October 2, 2022 7:00 PM PDT
This document summarizes the discussions and technical details regarding consensus algorithms, focusing on fault tolerance, leader election, log replication, and various consensus mechanisms like Paxos and Raft.
Presenter: Longwei, Tech Lead
Key Topics
Fault and Partial Failure
- Unreliable clocks: distinction between time of day clock and monotonic clock.
- In distributed systems, total order of events cannot be defined; only partial order exists.
- Truth is defined by majority consensus.
Consensus Mechanisms
- Linearizability: Ensures total order of operations.
- Causality: Establishes the order of events.
- Sequence numbers and timestamps are critical for maintaining order.
- Non-causal ordering examples: TinyURL for global unique keys.
Key Generation
- Techniques include single machine incremental counters, odd-even sequences, and Snowflake (timestamp + instance + sequence).
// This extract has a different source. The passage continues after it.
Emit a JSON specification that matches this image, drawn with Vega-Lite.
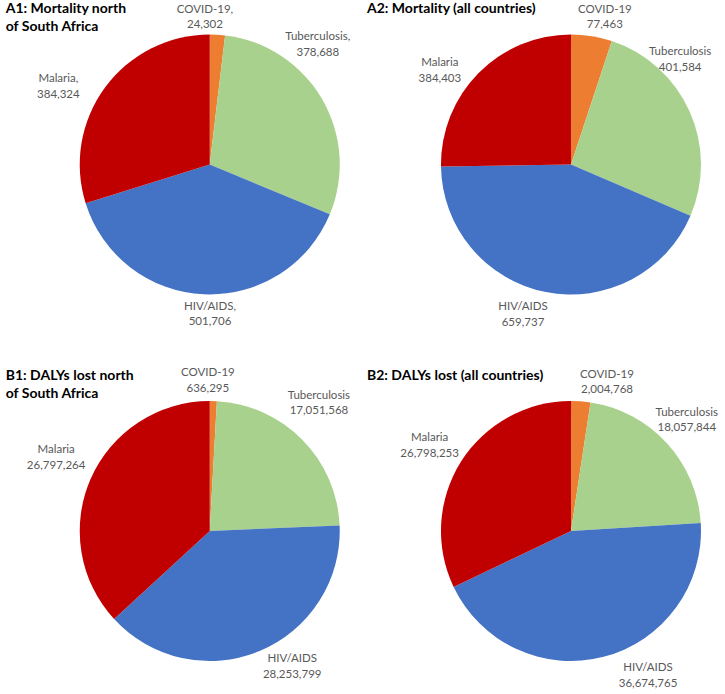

- Lamport timestamps are used to guarantee causality without total order.
Fault-Tolerant Consensus
- Paxos: Lacks a leader and requires multiple round trips for agreement.
- Raft: A simplified version of Paxos that includes leader election, log replication, and crash recovery.
Raft Consensus Algorithm
- Leader election process involves sending messages with terms and maintaining three states: follower, candidate, and leader.
- Heartbeats are used for periodic suppression to prevent unnecessary elections.
- If followers do not hear from a leader, they can become candidates.
- Log replication requires new writes to go to the leader, which then commits changes after majority agreement.
Edge Cases
- Scenarios where no leader is elected and the importance of having an odd number of nodes to avoid ties.
- Handling network partitions: majority wins, and clients can write to partitions but only the majority can commit changes.
Network Repair and Rollback
- Use of terms to agree on the real leader and rollback uncommitted changes.
Consensus Costs
- The cost of consensus is often the delay introduced by network communication.
Quorum and Building Blocks
- Quorum strategies involve read and write quorums, with Raft always using majority.
- Discussed the implications of not using consensus, including high write availability at the cost of slower reads.
Two-Phase Commit (2PC)
- Involves a prepare phase and a commit phase, with the drawback of a coordinator being a single point of failure.
Discussions
- References to DynamoDB and its implementation of consensus mechanisms.
- Mention of projects utilizing Raft, such as Etcd and Kafka (kRaft in beta).
Conclusion
- The discussions highlighted the complexities and trade-offs involved in implementing consensus algorithms in distributed systems, emphasizing the importance of fault tolerance and efficient communication strategies.